Dive Brief:
- California's Exeter Unified School District shifted its curriculum to buoy reading and math scores, hiring an outside consultant to help revamp reading intervention, add a 1:1 device program and integrate furniture that supported more collaborative learning, Superintendent Tim Hire wrote for eSchoolNews.
- Students were also given more autonomy in what they wanted to read, whether fiction or nonfiction, and educators can now more easily track student work and assess in real-time rather than once per quarter.
- This approach is also now used in math classes, encouraging students to locate multiple paths to get to their answer rather than one "correct" method, with scores rising 4.57% on the California Assessment of Student Performance and Progress.
Dive Insight:
Out-of-the-box curriculum models rarely work as written. Schools, after all, are hardly homogenized — they differ depending on the region they’re located, the students attending them, and the communities they serve. Curriculum instructors often play the role of tinkerers, finding what works for their schools and what needs to be changed for students to get the best outcomes.
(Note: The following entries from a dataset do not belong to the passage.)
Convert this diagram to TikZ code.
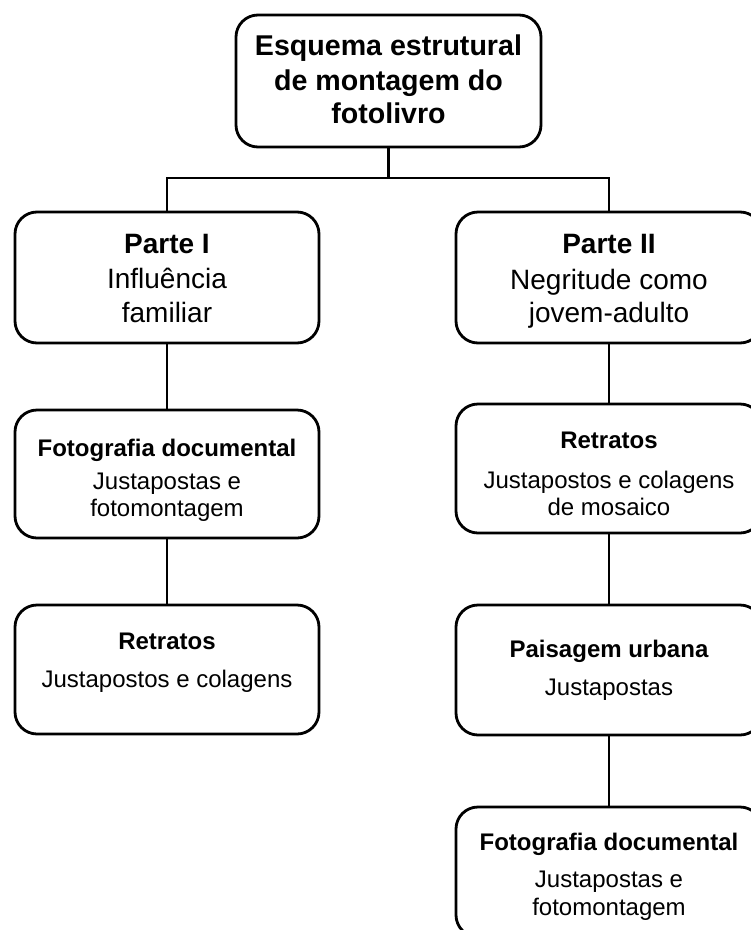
\documentclass[tikz,border=0pt]{standalone}
\usepackage{fontspec}
\setmainfont{Liberation Sans}
\begin{document}
\begin{tikzpicture}[x=1pt,y=-1pt,
  box/.style={draw=black, line width=2.8pt, rounded corners=22pt, fill=white, inner sep=0pt},
  conn/.style={draw=black, line width=2.8pt, line join=miter},
  tbig/.style={anchor=base, inner sep=0pt, font=\bfseries\fontsize{28.6}{34}\selectfont},
  thb/.style={anchor=base, inner sep=0pt, font=\bfseries\fontsize{28}{33}\selectfont},
  thr/.style={anchor=base, inner sep=0pt, font=\fontsize{28}{33}\selectfont},
  tsb/.style={anchor=base, inner sep=0pt, font=\bfseries\fontsize{24}{28}\selectfont},
  tsr/.style={anchor=base, inner sep=0pt, font=\fontsize{24}{28}\selectfont}]
\useasboundingbox (0,0) rectangle (751,930);
\clip (0,0) rectangle (751,930);
\fill[white] (0,0) rectangle (751,930);

% boxes
\node[box, minimum width=305pt, minimum height=132pt] (top) at (388.5,81) {};
\node[box, minimum width=304pt, minimum height=131pt] (p1) at (167,277.5) {};
\node[box, minimum width=306pt, minimum height=131pt] (p2) at (609,277.5) {};
\node[box, minimum width=304pt, minimum height=128pt] (lf) at (167,474) {};
\node[box, minimum width=304pt, minimum height=129pt] (lr) at (167,669.5) {};
\node[box, minimum width=306pt, minimum height=129pt] (rr) at (609,468.5) {};
\node[box, minimum width=306pt, minimum height=130pt] (rp) at (609,670) {};
\node[box, minimum width=306pt, minimum height=130pt] (rf) at (609,872) {};

% connectors
\coordinate (j) at (388.5,178);
\draw[conn] (top.south) -- (j);
\draw[conn] (p1.north) -- (p1.north |- j) -- (p2.north |- j) -- (p2.north);
\draw[conn] (p1.south) -- (lf.north);
\draw[conn] (lf.south) -- (lr.north);
\draw[conn] (p2.south) -- (rr.north);
\draw[conn] (rr.south) -- (rp.north);
\draw[conn] (rp.south) -- (rf.north);

% texts
\node[tbig] (t1) at (388.5,55) {Esquema estrutural};
\node[tbig] (t2) at (388.5,90) {de montagem do};
\node[tbig] (t3) at (388.5,123) {fotolivro};

\node[thb] (p1a) at (167,253) {Parte I};
\node[thr] (p1b) at (167,288) {Influência};
\node[thr] (p1c) at (167,322) {familiar};

\node[thb] (p2a) at (609,253) {Parte II};
\node[thr] (p2b) at (609,289) {Negritude como};
\node[thr] (p2c) at (609,322) {jovem-adulto};

\node[tsb] (lfa) at (167,456) {Fotografia documental};
\node[tsr] (lfb) at (167,489) {Justapostas e};
\node[tsr] (lfc) at (167,516) {fotomontagem};

\node[tsb] (lra) at (167,649) {Retratos};
\node[tsr] (lrb) at (167,687) {Justapostos e colagens};

\node[tsb] (rra) at (609,448) {Retratos};
\node[tsr] (rrb) at (609,488) {Justapostos e colagens};
\node[tsr] (rrc) at (609,515) {de mosaico};

\node[tsb] (rpa) at (609,657) {Paisagem urbana};
\node[tsr] (rpb) at (609,695) {Justapostas};

\node[tsb] (rfa) at (609,850) {Fotografia documental};
\node[tsr] (rfb) at (609,887) {Justapostas e};
\node[tsr] (rfc) at (609,915) {fotomontagem};
\end{tikzpicture}
\end{document}
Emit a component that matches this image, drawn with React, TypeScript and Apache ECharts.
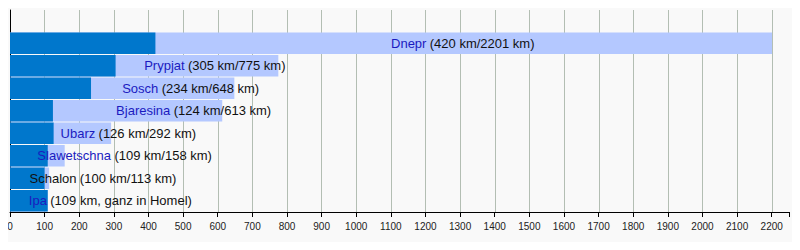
import React, { useEffect, useRef } from "react";
import * as echarts from "echarts";

const rivers = ["Dnepr", "Prypjat", "Sosch", "Bjaresina", "Ubarz", "Slawetschna", "Schalon", "Ipa"];
const inBelarus = [420, 305, 234, 124, 126, 109, 100, 109];
const totalLength = [2201, 775, 648, 613, 292, 158, 113, 109];
const linked = [true, true, true, true, true, true, false, true];
const notes = [
  "(420 km/2201 km)",
  "(305 km/775 km)",
  "(234 km/648 km)",
  "(124 km/613 km)",
  "(126 km/292 km)",
  "(109 km/158 km)",
  "(100 km/113 km)",
  "(109 km, ganz in Homel)",
];
const xTicks = [0, 2200, 100];

const FONT = "'Liberation Sans', Arial, sans-serif";

export default function App() {
  const ref = useRef<HTMLDivElement>(null);
  useEffect(() => {
    if (!ref.current) return;
    const chart = echarts.init(ref.current, null, { renderer: "svg" });
    chart.setOption({
      animation: false,
      backgroundColor: "#f9f9f9",
      textStyle: { fontFamily: FONT },
      grid: [
        { left: 10, top: 32, width: 779, height: 180, containLabel: false },
        { left: 10, top: 10, width: 762, height: 202, containLabel: false },
      ],
      xAxis: [
        {
          type: "value",
          gridIndex: 0,
          min: 0,
          max: 2250,
          interval: 100,
          splitLine: { show: false },
          axisLine: { show: true, lineStyle: { color: "#000", width: 1 } },
          axisTick: { show: true, length: 5, lineStyle: { color: "#000" } },
          axisLabel: {
            show: true,
            fontSize: 10,
            color: "#222",
            margin: 9,
            fontFamily: FONT,
            formatter: (v: number) => (v > xTicks[1] ? "" : String(v)),
          },
        },
        {
          type: "value",
          gridIndex: 1,
          min: xTicks[0],
          max: xTicks[1],
          interval: xTicks[2],
          axisLine: { show: false },
          axisTick: { show: false },
          axisLabel: { show: false },
          splitLine: { show: true, lineStyle: { color: "#b3beb3", width: 1 } },
        },
      ],
      yAxis: [
        {
          type: "category",
          gridIndex: 0,
          data: rivers,
          inverse: true,
          axisLine: { show: false },
          axisTick: { show: false },
          axisLabel: { show: false },
          splitLine: { show: false },
        },
        {
          type: "value",
          gridIndex: 1,
          min: 0,
          max: 1,
          axisLine: { show: true, onZero: false, lineStyle: { color: "#000", width: 1 } },
          axisTick: { show: false },
          axisLabel: { show: false },
          splitLine: { show: false },
        },
      ],
      series: [
        {
          type: "bar",
          xAxisIndex: 0,
          yAxisIndex: 0,
          data: totalLength,
          barGap: "-100%",
          barCategoryGap: "4%",
          itemStyle: { color: "#b4c8ff" },
          silent: true,
        },
        {
          type: "bar",
          xAxisIndex: 0,
          yAxisIndex: 0,
          data: inBelarus,
          barGap: "-100%",
          barCategoryGap: "4%",
          itemStyle: { color: "#0077cc" },
          silent: true,
        },
        {
          type: "bar",
          xAxisIndex: 0,
          yAxisIndex: 0,
          data: totalLength,
          barGap: "-100%",
          barCategoryGap: "4%",
          itemStyle: { color: "rgba(0,0,0,0)" },
          silent: true,
          label: {
            show: true,
            position: ["50%", "50%"],
            align: "left",
            verticalAlign: "middle",
            formatter: (p: any) => {
              const i = p.dataIndex;
              return `{${linked[i] ? "n" : "b"}|${rivers[i]}} {t|${notes[i]}}`;
            },
            rich: {
              n: { color: "#1b1bbf", fontSize: 13, fontFamily: FONT },
              b: { color: "#111", fontSize: 13, fontFamily: FONT },
              t: { color: "#111", fontSize: 13, fontFamily: FONT },
            },
          },
        },
      ],
    });
    return () => chart.dispose();
  }, []);
  return <div ref={ref} style={{ width: 800, height: 250, margin: -8 }} />;
}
At the same time, they need to cover necessary materials. As the Brookings Institution’s 2016 report, “Millions Learning: Scaling Up Quality Education in Developing Countries,” noted, “The challenge is striking the right balance between local adaptation and fidelity to the original model.” This is true no matter where a curriculum is being adopted.
Administrators should consider starting with teachers, engaging them for their input to find what materials work — or don’t work — with students as they begin to adjust already adopted curriculum. They can be the X factors, so to speak, in making personalized learning — curriculum that address the needs of all students — work.
Diversifying curriculum and making it more flexible may also make it more nimble, according to Brookings. In a 2018 blog post for a series the think tank ran on education innovation, Stavros Yiannouka and Zineb Mouhyi argued that making room for more innovative, even experimental, ideas “could potentially uncover very effective approaches that could be applicable on a wide scale,” they wrote.
Crucial, then, is that administrators not approach adaption of curriculum from a student choice perspective alone, but from the idea of lessons and student education being pliant enough to allow shifts when needed or wanted. Making their wishes and needs known to publishers and vendors can open that conversation so products and programs meet the needs of their entire educational community.